Outro fenômeno notável nas eleições municipais de 2020 foi a consolidação do Nordeste como um importante reduto eleitoral para o PT. Enquanto, em 2012, as prefeituras nordestinas representavam 28% das vitórias do partido, esse número saltou para 50% em 2020. Essa mudança evidencia a resiliência do partido em algumas regiões, mesmo diante das dificuldades enfrentadas em outros locais, especialmente nas grandes cidades e capitais. Essa dinâmica reforça a necessidade do PT de reavaliar suas estratégias para reconquistar os centros urbanos, enquanto continua a cultivar seu apoio no Nordeste.
Para tentar reverter o cenário desafiador que o PT enfrentava, o partido adotou uma estratégia focada na ampliação do número de candidaturas nas eleições municipais de 2024. Em comparação com 2020, o PT aumentou em 11% a quantidade de candidatos e candidatas a prefeitos, passando de 1.263 para 1.412. O professor de Ciência Política da UFMG, Leonardo Avritzer, destacou a importância dessa abordagem, afirmando que “para ganhar, em primeiro lugar, é importante competir”.
Outra tática do partido foi a atração de políticos que estavam filiados a outras legendas. Um exemplo significativo é o candidato do PT à Prefeitura de Manaus, Marcelo Ramos, ex-deputado federal que teve passagens por várias siglas, incluindo PCdoB, PSB e PSD, antes de se juntar ao PT. Em Fortaleza, o partido conseguiu incorporar Evandro Leitão, que anteriormente pertencia ao PDT. Essa movimentação evidencia a estratégia do PT de fortalecer sua base política através da união com figuras que já possuem experiência e reconhecimento em suas comunidades.
Além disso, o partido adotou uma abordagem estratégica em algumas cidades ao optar por não lançar candidatos próprios, decidindo apoiar aliados que apresentavam melhores chances de vitória. Um exemplo notável disso ocorreu em São Paulo, onde o PT optou por respaldar o deputado federal Guilherme Boulos (PSOL).

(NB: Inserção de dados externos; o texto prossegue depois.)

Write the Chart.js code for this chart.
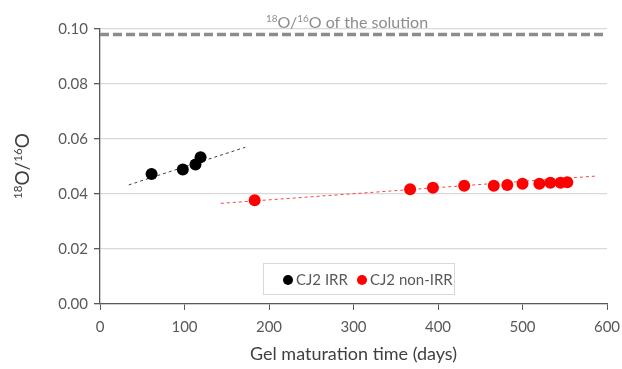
<!DOCTYPE html>
<html>
<head>
<meta charset="utf-8">
<script src="https://cdn.jsdelivr.net/npm/chart.js@4/dist/chart.umd.min.js"></script>
<style>
  html, body { margin: 0; padding: 0; background: #fff; }
  #wrap { width: 622px; height: 369px; }
</style>
</head>
<body>
<div id="wrap"><canvas id="isoChart" width="622" height="369"></canvas></div>
<script>
// datos
const irrDays = [61, 98, 113, 119];
const irrRatio = [0.0473, 0.0489, 0.0507, 0.0534];
const nonIrrDays = [183, 367, 394, 431, 466, 482, 500, 520, 533, 545, 553];
const nonIrrRatio = [0.0377, 0.0417, 0.0423, 0.0430, 0.0430, 0.0433, 0.0437, 0.0437, 0.0441, 0.0441, 0.0443];
// lineas de tendencia (extremos)
const irrTrendDays = [34, 172];
const irrTrendRatio = [0.0433, 0.0570];
const nonIrrTrendDays = [143, 586];
const nonIrrTrendRatio = [0.0366, 0.0465];
// relacion de la solucion
const solutionDays = [0, 600];
const solutionRatio = [0.098, 0.098];
const xTicks = [0, 100, 200, 300, 400, 500, 600];
const yTicks = [0, 0.02, 0.04, 0.06, 0.08, 0.10];

const FONT = 'Lato, "Open Sans", sans-serif';
const AXIS = '#595959';

const pts = (xs, ys) => xs.map((x, i) => ({ x: x, y: ys[i] }));

// texto con superindices: partes [texto, esSup]
function drawIso(ctx, parts, x, y, size, color, align) {
  ctx.save();
  ctx.fillStyle = color;
  ctx.textBaseline = 'alphabetic';
  ctx.textAlign = 'left';
  let total = 0;
  parts.forEach(p => {
    ctx.font = (p[1] ? size * 0.62 : size) + 'px ' + FONT;
    total += ctx.measureText(p[0]).width;
  });
  let cx = align === 'center' ? x - total / 2 : x;
  parts.forEach(p => {
    ctx.font = (p[1] ? size * 0.62 : size) + 'px ' + FONT;
    ctx.fillText(p[0], cx, p[1] ? y - size * 0.38 : y);
    cx += ctx.measureText(p[0]).width;
  });
  ctx.restore();
}

const extras = {
  id: 'extras',
  afterDraw(chart) {
    const ctx = chart.ctx;
    // etiqueta de la linea de la solucion
    drawIso(ctx, [['18', true], ['O/', false], ['16', true], ['O of the solution', false]],
      347, 28, 16, '#8c8c8c', 'center');
    // titulo eje y rotado
    ctx.save();
    ctx.translate(29, 166);
    ctx.rotate(-Math.PI / 2);
    drawIso(ctx, [['18', true], ['O/', false], ['16', true], ['O', false]], 0, 0, 19, '#404040', 'center');
    ctx.restore();
    // leyenda
    ctx.save();
    ctx.fillStyle = '#fff';
    ctx.fillRect(263, 263, 192, 32);
    ctx.strokeStyle = '#d9d9d9';
    ctx.lineWidth = 1;
    ctx.strokeRect(263.5, 263.5, 191, 31);
    const items = [
      { label: chart.data.datasets[0].label, color: chart.data.datasets[0].backgroundColor, x: 288 },
      { label: chart.data.datasets[1].label, color: chart.data.datasets[1].backgroundColor, x: 362 }
    ];
    ctx.font = '15px ' + FONT;
    ctx.textBaseline = 'middle';
    items.forEach(it => {
      ctx.fillStyle = it.color;
      ctx.beginPath();
      ctx.arc(it.x, 280, 5, 0, Math.PI * 2);
      ctx.fill();
      ctx.fillStyle = AXIS;
      ctx.fillText(it.label, it.x + 8, 280);
    });
    ctx.restore();
  }
};

const ctx = document.getElementById('isoChart').getContext('2d');
new Chart(ctx, {
  type: 'scatter',
  data: {
    datasets: [
      {
        label: 'CJ2 IRR',
        data: pts(irrDays, irrRatio),
        backgroundColor: '#000000',
        borderWidth: 0,
        pointRadius: 6,
        order: 1
      },
      {
        label: 'CJ2 non-IRR',
        data: pts(nonIrrDays, nonIrrRatio),
        backgroundColor: '#ff0000',
        borderWidth: 0,
        pointRadius: 6,
        order: 1
      },
      {
        label: 'trend IRR',
        data: pts(irrTrendDays, irrTrendRatio),
        showLine: true,
        borderColor: '#404040',
        borderWidth: 1,
        borderDash: [3, 3],
        pointRadius: 0,
        order: 2
      },
      {
        label: 'trend non-IRR',
        data: pts(nonIrrTrendDays, nonIrrTrendRatio),
        showLine: true,
        borderColor: '#ff4040',
        borderWidth: 1,
        borderDash: [3, 3],
        pointRadius: 0,
        order: 2
      },
      {
        label: 'solution',
        data: pts(solutionDays, solutionRatio),
        showLine: true,
        borderColor: '#8c8c8c',
        borderWidth: 3.5,
        borderDash: [9, 4],
        pointRadius: 0,
        order: 3
      }
    ]
  },
  options: {
    responsive: false,
    animation: false,
    layout: { padding: { top: 29, right: 15, left: 0, bottom: 0 } },
    plugins: {
      legend: { display: false },
      tooltip: { enabled: false }
    },
    scales: {
      x: {
        type: 'linear',
        min: 0, max: 600,
        afterBuildTicks: s => { s.ticks = xTicks.map(v => ({ value: v })); },
        afterFit: s => { s.height = 65; s.paddingLeft = 0; s.paddingRight = 0; },
        grid: { drawOnChartArea: false, tickLength: 6, tickColor: AXIS },
        border: { color: AXIS, width: 1.3 },
        ticks: { color: AXIS, font: { family: FONT, size: 15 }, padding: 8 },
        title: { display: true, text: 'Gel maturation time (days)', color: '#404040',
          font: { family: FONT, size: 18 }, padding: { top: 4, bottom: 4 } }
      },
      y: {
        min: 0, max: 0.1,
        afterBuildTicks: s => { s.ticks = yTicks.map(v => ({ value: v })); },
        afterFit: s => { s.width = 100; s.paddingTop = 0; s.paddingBottom = 0; },
        grid: { color: '#d9d9d9', lineWidth: 1.3, tickLength: 6, tickColor: AXIS },
        border: { color: AXIS, width: 1.3 },
        ticks: { color: AXIS, font: { family: FONT, size: 15 }, padding: 6,
          callback: v => v.toFixed(2) }
      }
    }
  },
  plugins: [extras]
});
</script>
</body>
</html>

De acordo com Marco Antônio Teixeira, professor de Ciência Política da FGV, os resultados do primeiro turno mostram que, em parte, a estratégia do PT foi eficaz. “Houve uma recuperação significativa, embora ainda esteja muito atrelada à participação do PT no Nordeste. A fragilidade do partido no eixo Sul-Sudeste permanece”, afirmou ele.
Teixeira identificou dois fatores principais que explicam o desempenho relativamente positivo do PT nas urnas. O primeiro é que a prisão de Lula, decorrente da Operação Lava Jato, já foi “precificada” pelo eleitorado. O sentimento em relação à Lava Jato mudou, sendo percebida como um evento que não afetou apenas o PT, o que contribuiu para a recuperação da imagem do partido. O segundo fator é o fato de que o PT está atualmente na Presidência da República, o que ajuda a impulsionar candidaturas, especialmente em grandes centros urbanos.
Avritzer também apontou outra estratégia que teria contribuído para o aumento do número de candidaturas, observando que o PT focou em áreas onde tinha mais chances de sucesso. Por exemplo, o crescimento do candidato a prefeito de Fortaleza, Evandro Leitão, pode ser atribuído ao fato de o PT controlar o governo do Estado. Da mesma forma, em Natal, o partido se beneficiou de ter o governo do Rio Grande do Norte sob sua gestão, destacando a importância de ter uma base governamental sólida para respaldar as candidaturas locais. Essa combinação de estratégias reflete um esforço deliberado do PT para se reerguer no cenário político brasileiro, especialmente em meio a desafios persistentes.